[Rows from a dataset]

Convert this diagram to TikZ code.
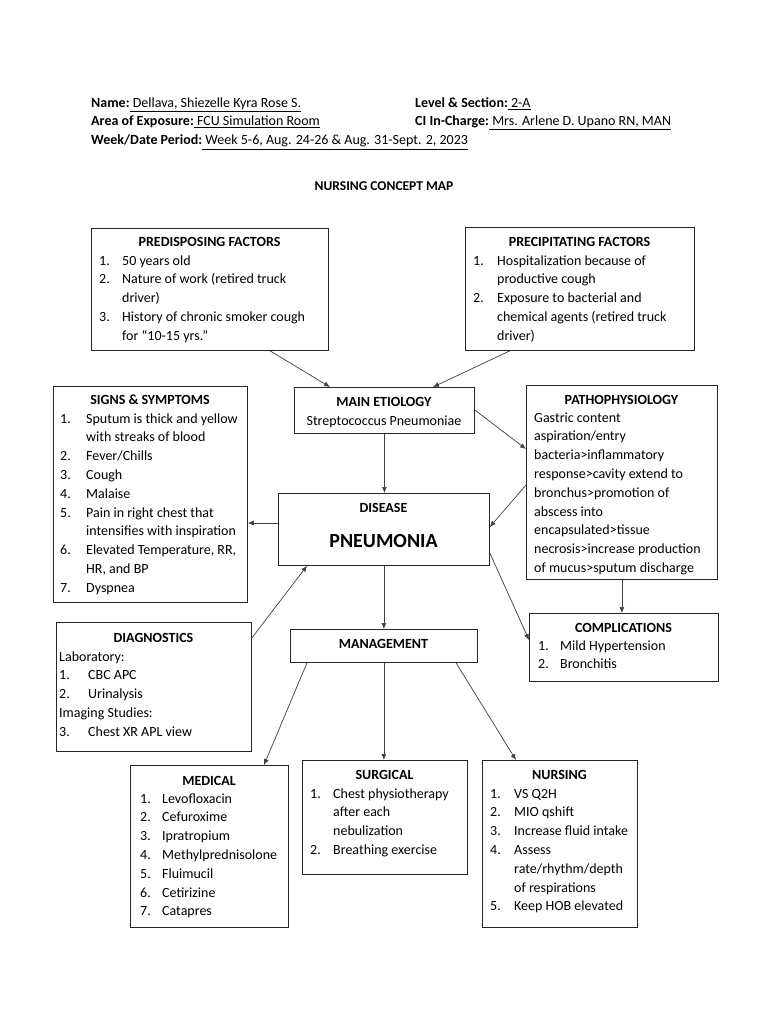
\documentclass[tikz,border=0pt]{standalone}
\usepackage{fontspec}
\setmainfont{Carlito}
\usetikzlibrary{calc,arrows.meta}
\begin{document}
\begin{tikzpicture}[x=1pt,y=-1pt,
  box/.style={draw=black!85,line width=0.8pt,inner sep=0pt,anchor=north west},
  txt/.style={inner sep=0pt,font=\fontsize{14}{18.8}\selectfont},
  arr/.style={draw=black!75,line width=0.7pt,-{Latex[length=6pt,width=5pt]}}]
\useasboundingbox[fill=white] (0,0) rectangle (768,1024);
\renewcommand{\arraystretch}{1}
% header
\node[txt,anchor=base west] (h1) at (91,108) {\textbf{Name:}\underline{\ Dellava, Shiezelle Kyra Rose S.}};
\node[txt,anchor=base west] (h2) at (415,108) {\textbf{Level \& Section:}\underline{\ 2-A}};
\node[txt,anchor=base west] (h3) at (91,126) {\textbf{Area of Exposure:}\underline{\ FCU Simulation Room}};
\node[txt,anchor=base west] (h4) at (415,126) {\textbf{CI In-Charge:}\underline{\ Mrs. Arlene D. Upano RN, MAN}};
\node[txt,anchor=base west] (h5) at (91,145) {\textbf{Week/Date Period:}\underline{\ Week 5-6, Aug. 24-26 \& Aug. 31-Sept. 2, 2023}};
\node[txt,anchor=base,font=\fontsize{13.5}{16}\selectfont] (title) at (384,190.5) {\textbf{NURSING CONCEPT MAP}};

% boxes
\node[box,minimum width=237,minimum height=122] (pred) at (91,228) {};
\node[box,minimum width=229,minimum height=123] (prec) at (465,227) {};
\node[box,minimum width=180,minimum height=46] (etio) at (294,387) {};
\node[box,minimum width=194,minimum height=216] (sign) at (53,386) {};
\node[box,minimum width=191,minimum height=194] (patho) at (526,385) {};
\node[box,minimum width=211,minimum height=72] (dis) at (278,493) {};
\node[box,minimum width=189,minimum height=68] (comp) at (529,613) {};
\node[box,minimum width=195,minimum height=129] (diag) at (56,622) {};
\node[box,minimum width=187,minimum height=33] (mgmt) at (290,629) {};
\node[box,minimum width=158,minimum height=162] (med) at (130,765) {};
\node[box,minimum width=165,minimum height=114] (surg) at (302,760) {};
\node[box,minimum width=155,minimum height=167] (nurs) at (482,760) {};

% texts
\node[txt,anchor=base] (predt) at (209.5,246) {\textbf{PREDISPOSING FACTORS}};
\node[txt,anchor=base west] (predl) at (99,265) {\begin{tabular}[t]{@{}p{23pt}@{}l@{}}
1.&50 years old\\ 2.&Nature of work (retired truck\\ &driver)\\ 3.&History of chronic smoker cough\\ &for “10-15 yrs.”\end{tabular}};

\node[txt,anchor=base] (prect) at (579.5,246) {\textbf{PRECIPITATING FACTORS}};
\node[txt,anchor=base west] (precl) at (473,265) {\begin{tabular}[t]{@{}p{24pt}@{}l@{}}
1.&Hospitalization because of\\ &productive cough\\ 2.&Exposure to bacterial and\\ &chemical agents (retired truck\\ &driver)\end{tabular}};

\node[txt,anchor=base] (etiot) at (384,406) {\textbf{MAIN ETIOLOGY}};
\node[txt,anchor=base] (etiol) at (384,425) {Streptococcus Pneumoniae};

\node[txt,anchor=base] (signt) at (150,404) {\textbf{SIGNS \& SYMPTOMS}};
\node[txt,anchor=base west] (signl) at (60,423) {\begin{tabular}[t]{@{}p{26pt}@{}l@{}}
1.&Sputum is thick and yellow\\ &with streaks of blood\\ 2.&Fever/Chills\\ 3.&Cough\\ 4.&Malaise\\
5.&Pain in right chest that\\ &intensifies with inspiration\\ 6.&Elevated Temperature, RR,\\ &HR, and BP\\ 7.&Dyspnea\end{tabular}};

\node[txt,anchor=base] (patht) at (621.5,404) {\textbf{PATHOPHYSIOLOGY}};
\node[txt,anchor=base west] (pathl) at (534,422) {\begin{tabular}[t]{@{}l@{}}
Gastric content\\ aspiration/entry\\ bacteria>inflammatory\\ response>cavity extend to\\ bronchus>promotion of\\
abscess into\\ encapsulated>tissue\\ necrosis>increase production\\ of mucus>sputum discharge\end{tabular}};

\node[txt,anchor=base] (dist) at (383.5,512) {\textbf{DISEASE}};
\node[txt,anchor=base,font=\fontsize{20}{24}\selectfont\bfseries] (disl) at (383.5,547) {PNEUMONIA};

\node[txt,anchor=base] (compt) at (623.5,632) {\textbf{COMPLICATIONS}};
\node[txt,anchor=base west] (compl) at (538,650) {\begin{tabular}[t]{@{}p{22pt}@{}l@{}}
1.&Mild Hypertension\\ 2.&Bronchitis\end{tabular}};

\node[txt,anchor=base] (diagt) at (153.5,642) {\textbf{DIAGNOSTICS}};
\node[txt,anchor=base west] (diagl) at (59,661) {\begin{tabular}[t]{@{}p{29pt}@{}l@{}}
\multicolumn{2}{@{}l@{}}{Laboratory:}\\ 1.&CBC APC\\ 2.&Urinalysis\\ \multicolumn{2}{@{}l@{}}{Imaging Studies:}\\ 3.&Chest XR APL view\end{tabular}};

\node[txt,anchor=base] (mgmtt) at (383.5,648) {\textbf{MANAGEMENT}};

\node[txt,anchor=base] (medt) at (209,785) {\textbf{MEDICAL}};
\node[txt,anchor=base west] (medl) at (140,803) {\begin{tabular}[t]{@{}p{22pt}@{}l@{}}
1.&Levofloxacin\\ 2.&Cefuroxime\\ 3.&Ipratropium\\ 4.&Methylprednisolone\\ 5.&Fluimucil\\ 6.&Cetirizine\\ 7.&Catapres\end{tabular}};

\node[txt,anchor=base] (surgt) at (384.5,779) {\textbf{SURGICAL}};
\node[txt,anchor=base west] (surgl) at (310,798) {\begin{tabular}[t]{@{}p{23pt}@{}l@{}}
1.&Chest physiotherapy\\ &after each\\ &nebulization\\ 2.&Breathing exercise\end{tabular}};

\node[txt,anchor=base] (nurst) at (559.5,779) {\textbf{NURSING}};
\node[txt,anchor=base west] (nursl) at (490,798) {\begin{tabular}[t]{@{}p{24pt}@{}l@{}}
1.&VS Q2H\\ 2.&MIO qshift\\ 3.&Increase fluid intake\\ 4.&Assess\\ &rate/rhythm/depth\\ &of respirations\\ 5.&Keep HOB elevated\end{tabular}};

% arrows
\draw[arr] ($(pred.south west)+(179,0)$) -- ($(etio.north west)+(36,0)$);
\draw[arr] ($(prec.south west)+(45,0)$) -- ($(etio.north west)+(139,0)$);
\draw[arr] ($(etio.north east)+(0,23)$) -- ($(patho.north west)+(0,64)$);
\draw[arr] (etio.south) -- (etio.south |- dis.north);
\draw[arr] ($(patho.north west)+(0,100)$) -- ($(dis.north east)+(0,34)$);
\coordinate (dl) at ($(dis.north west)+(0,30)$);
\draw[arr] (dl) -- (dl -| sign.east);
\draw[arr] ($(diag.north east)+(0,16)$) -- ($(dis.south west)+(29,0)$);
\draw[arr] (dis.south) -- (dis.south |- mgmt.north);
\draw[arr] ($(dis.north east)+(0,60)$) -- ($(comp.north west)+(0,27)$);
\draw[arr] (patho.south) -- (patho.south |- comp.north);
\draw[arr] ($(mgmt.south west)+(17,0)$) -- ($(med.north west)+(134,0)$);
\draw[arr] (mgmt.south) -- (mgmt.south |- surg.north);
\draw[arr] ($(mgmt.south west)+(166,0)$) -- ($(nurs.north west)+(34,0)$);
\end{tikzpicture}
\end{document}
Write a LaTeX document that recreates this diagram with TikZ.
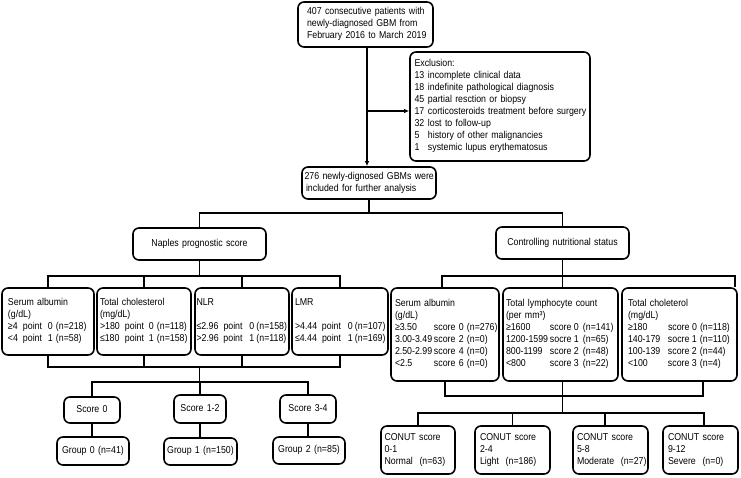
\documentclass[tikz,border=0pt]{standalone}
\usepackage{fontspec}
\setmainfont{Liberation Sans}[FakeStretch=0.88]
\usetikzlibrary{arrows.meta}
\newcommand\bx[8][]{%
 \pgfmathsetmacro\mybw{#5-#3}%
 \pgfmathsetmacro\mybh{#6-#4}%
 \pgfmathsetmacro\mytw{#5-#3-2*#7}%
 \pgfmathsetmacro\mycx{(#3+#5)/2}%
 \pgfmathsetmacro\mycy{(#4+#6)/2}%
 \node[box, minimum width=\mybw pt, minimum height=\mybh pt, text width=\mytw pt, inner xsep=#7pt, #1] (#2) at (\mycx,\mycy) {\begin{tabular}{@{}l@{}}#8\end{tabular}};}
\newcommand\rw[7]{\makebox[#1pt][l]{#4}\makebox[#2pt][l]{#5}\makebox[#3pt][l]{#6}#7}
\newcommand\ex[2]{\makebox[13.5pt][l]{#1}#2}
\tikzset{
 box/.style={draw, line width=1.6pt, rounded corners=6pt, inner ysep=0pt, font={\fontsize{10}{12}\selectfont}},
 conn/.style={line width=1.8pt},
 arr/.style={line width=1.2pt, -{Latex[length=5pt,width=4.5pt]}}
}
\begin{document}
\begin{tikzpicture}[x=1pt,y=-1pt]
\useasboundingbox (0,0) rectangle (741,477);
% top part
\bx{start}{298}{2}{433}{47}{9}{407 consecutive patients with\\newly-diagnosed GBM from\\February 2016 to March 2019}
\bx{excl}{410}{52}{590}{161}{4.5}{Exclusion:\\
\ex{13}{incomplete clinical data}\\
\ex{18}{indefinite pathological diagnosis}\\
\ex{45}{partial resction or biopsy}\\
\ex{17}{corticosteroids treatment before surgery}\\
\ex{32}{lost to follow-up}\\
\ex{5}{history of other malignancies}\\
\ex{1}{systemic lupus erythematosus}}
\bx{inc}{302}{167}{436}{199}{2.5}{276 newly-dignosed GBMs were\\\hspace{1.5pt}included for further analysis}
\bx[align=center]{naples}{133}{228}{266}{260}{0}{Naples prognostic score}
\bx[align=center]{cns}{496}{227}{629}{259}{0}{Controlling nutritional status}
% left row
\bx{sa1}{2}{288}{94}{355}{6}{Serum albumin\\(g/dL)\\\rw{15}{25}{8}{≥4}{point}{0}{(n=218)}\\\rw{15}{25}{8}{<4}{point}{1}{(n=58)}}
\bx{tc1}{97}{288}{191}{355}{3}{Total cholesterol\\(mg/dL)\\\rw{25}{24}{8}{>180}{point}{0}{(n=118)}\\\rw{25}{24}{8}{≤180}{point}{1}{(n=158)}}
\bx{nlr}{195}{288}{289}{355}{1.5}{NLR\\ {}\\\rw{27}{26}{7}{≤2.96}{point}{0}{(n=158)}\\\rw{27}{26}{7}{>2.96}{point}{1}{(n=118)}}
\bx{lmr}{292}{288}{388}{355}{3}{LMR\\ {}\\\rw{27}{26}{7}{>4.44}{point}{0}{(n=107)}\\\rw{27}{26}{7}{≤4.44}{point}{1}{(n=169)}}
% right row
\bx{sa2}{391}{288}{499}{381}{4}{Serum albumin\\(g/dL)\\
\rw{39}{25}{8}{≥3.50}{score}{0}{(n=276)}\\
\rw{39}{25}{8}{3.00-3.49}{score}{2}{(n=0)}\\
\rw{39}{25}{8}{2.50-2.99}{score}{4}{(n=0)}\\
\rw{39}{25}{8}{<2.5}{score}{6}{(n=0)}}
\bx{tlc}{503}{288}{618}{381}{3}{Total lymphocyte count\\(per mm³)\\
\rw{44}{24}{9}{≥1600}{score}{0}{(n=141)}\\
\rw{44}{24}{9}{1200-1599}{socre}{1}{(n=65)}\\
\rw{44}{24}{9}{800-1199}{score}{2}{(n=48)}\\
\rw{44}{24}{9}{<800}{score}{3}{(n=22)}}
\bx{tch}{622}{288}{737}{381}{6}{Total choleterol\\(mg/dL)\\
\rw{40}{24}{8}{≥180}{score}{0}{(n=118)}\\
\rw{40}{24}{8}{140-179}{socre}{1}{(n=110)}\\
\rw{40}{24}{8}{100-139}{score}{2}{(n=44)}\\
\rw{40}{24}{8}{<100}{score}{3}{(n=4)}}
% scores / groups
\bx[align=center]{s0}{64}{397}{120}{423}{0}{Score 0}
\bx[align=center]{s12}{174}{395}{226}{423}{0}{Score 1-2}
\bx[align=center]{s34}{280}{395}{336}{423}{0}{Score 3-4}
\bx[align=center]{g0}{57}{437}{129}{465}{0}{Group 0 (n=41)}
\bx[align=center]{g1}{164}{438}{237}{465}{0}{Group 1 (n=150)}
\bx[align=center]{g2}{273}{437}{345}{464}{0}{Group 2 (n=85)}
% CONUT
\bx{c1}{381}{426}{455}{474}{3.5}{CONUT score\\0-1\\Normal\ \ (n=63)}
\bx{c2}{475}{426}{550}{474}{5}{CONUT score\\2-4\\Light\ \ (n=186)}
\bx{c3}{573}{426}{648}{474}{4}{CONUT score\\5-8\\Moderate\ \ (n=27)}
\bx{c4}{663}{426}{738}{474}{5}{CONUT score\\9-12\\Severe\ \ (n=0)}
% arrows
\coordinate (trunk) at (367,0);
\coordinate (exa) at (367,111);
\draw[arr] (start.south -| trunk) -- (inc.north -| trunk);
\draw[arr] (exa) -- (exa -| excl.west);
% split
\coordinate (j1) at (0,213);
\draw[conn] (inc.south) -- (inc.south |- j1);
\draw[conn] (naples.north) -- (naples.north |- j1) -- (cns.north |- j1) -- (cns.north);
% naples branches
\coordinate (j2) at (0,276);
\draw[conn] (naples.south) -- (naples.south |- j2);
\draw[conn] (sa1.north) -- (sa1.north |- j2) -- (lmr.north |- j2) -- (lmr.north);
\draw[conn] (tc1.north) -- (tc1.north |- j2);
\draw[conn] (nlr.north) -- (nlr.north |- j2);
% conut branches
\coordinate (r1) at (442,276);
\coordinate (r3) at (735,276);
\draw[conn] (cns.south) -- (cns.south |- j2);
\draw[conn] (sa2.north -| r1) -- (r1) -- (r3) -- (tch.north -| r3);
\draw[conn] (cns.south |- j2) -- (cns.south |- tlc.north);
% naples merge
\coordinate (j3) at (0,367);
\coordinate (j4) at (0,382);
\draw[conn] (sa1.south) -- (sa1.south |- j3) -- (lmr.south |- j3) -- (lmr.south);
\draw[conn] (tc1.south) -- (tc1.south |- j3);
\draw[conn] (nlr.south) -- (nlr.south |- j3);
\draw[conn] (naples.south |- j3) -- (naples.south |- j4);
\draw[conn] (s0.north) -- (s0.north |- j4) -- (s34.north |- j4) -- (s34.north);
\draw[conn] (s12.north) -- (s12.north |- j4);
\draw[conn] (s0.south) -- (s0.south |- g0.north);
\draw[conn] (s12.south) -- (s12.south |- g1.north);
\draw[conn] (s34.south) -- (s34.south |- g2.north);
% conut merge
\coordinate (k1) at (0,396);
\coordinate (k2) at (0,413);
\coordinate (b3) at (703,396);
\coordinate (q3) at (605,413);
\coordinate (q4) at (704,413);
\draw[conn] (sa2.south) -- (sa2.south |- k1) -- (b3) -- (tch.south -| b3);
\draw[conn] (cns.south |- tlc.south) -- (cns.south |- k2);
\draw[conn] (c1.north) -- (c1.north |- k2) -- (q4) -- (c4.north -| q4);
\draw[conn] (c2.north) -- (c2.north |- k2);
\draw[conn] (q3) -- (c3.north -| q3);
\end{tikzpicture}
\end{document}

▶ _EXERCISE BRIEF_
Repeat exactly and only the lines from the start of the data above through the line that holds "(title) at (384,190.5)", inclusive. Pictures do not belong in the copy.

▶ _FULL OUTPUT_
Convert this diagram to TikZ code.
\documentclass[tikz,border=0pt]{standalone}
\usepackage{fontspec}
\setmainfont{Carlito}
\usetikzlibrary{calc,arrows.meta}
\begin{document}
\begin{tikzpicture}[x=1pt,y=-1pt,
  box/.style={draw=black!85,line width=0.8pt,inner sep=0pt,anchor=north west},
  txt/.style={inner sep=0pt,font=\fontsize{14}{18.8}\selectfont},
  arr/.style={draw=black!75,line width=0.7pt,-{Latex[length=6pt,width=5pt]}}]
\useasboundingbox[fill=white] (0,0) rectangle (768,1024);
\renewcommand{\arraystretch}{1}
% header
\node[txt,anchor=base west] (h1) at (91,108) {\textbf{Name:}\underline{\ Dellava, Shiezelle Kyra Rose S.}};
\node[txt,anchor=base west] (h2) at (415,108) {\textbf{Level \& Section:}\underline{\ 2-A}};
\node[txt,anchor=base west] (h3) at (91,126) {\textbf{Area of Exposure:}\underline{\ FCU Simulation Room}};
\node[txt,anchor=base west] (h4) at (415,126) {\textbf{CI In-Charge:}\underline{\ Mrs. Arlene D. Upano RN, MAN}};
\node[txt,anchor=base west] (h5) at (91,145) {\textbf{Week/Date Period:}\underline{\ Week 5-6, Aug. 24-26 \& Aug. 31-Sept. 2, 2023}};
\node[txt,anchor=base,font=\fontsize{13.5}{16}\selectfont] (title) at (384,190.5) {\textbf{NURSING CONCEPT MAP}};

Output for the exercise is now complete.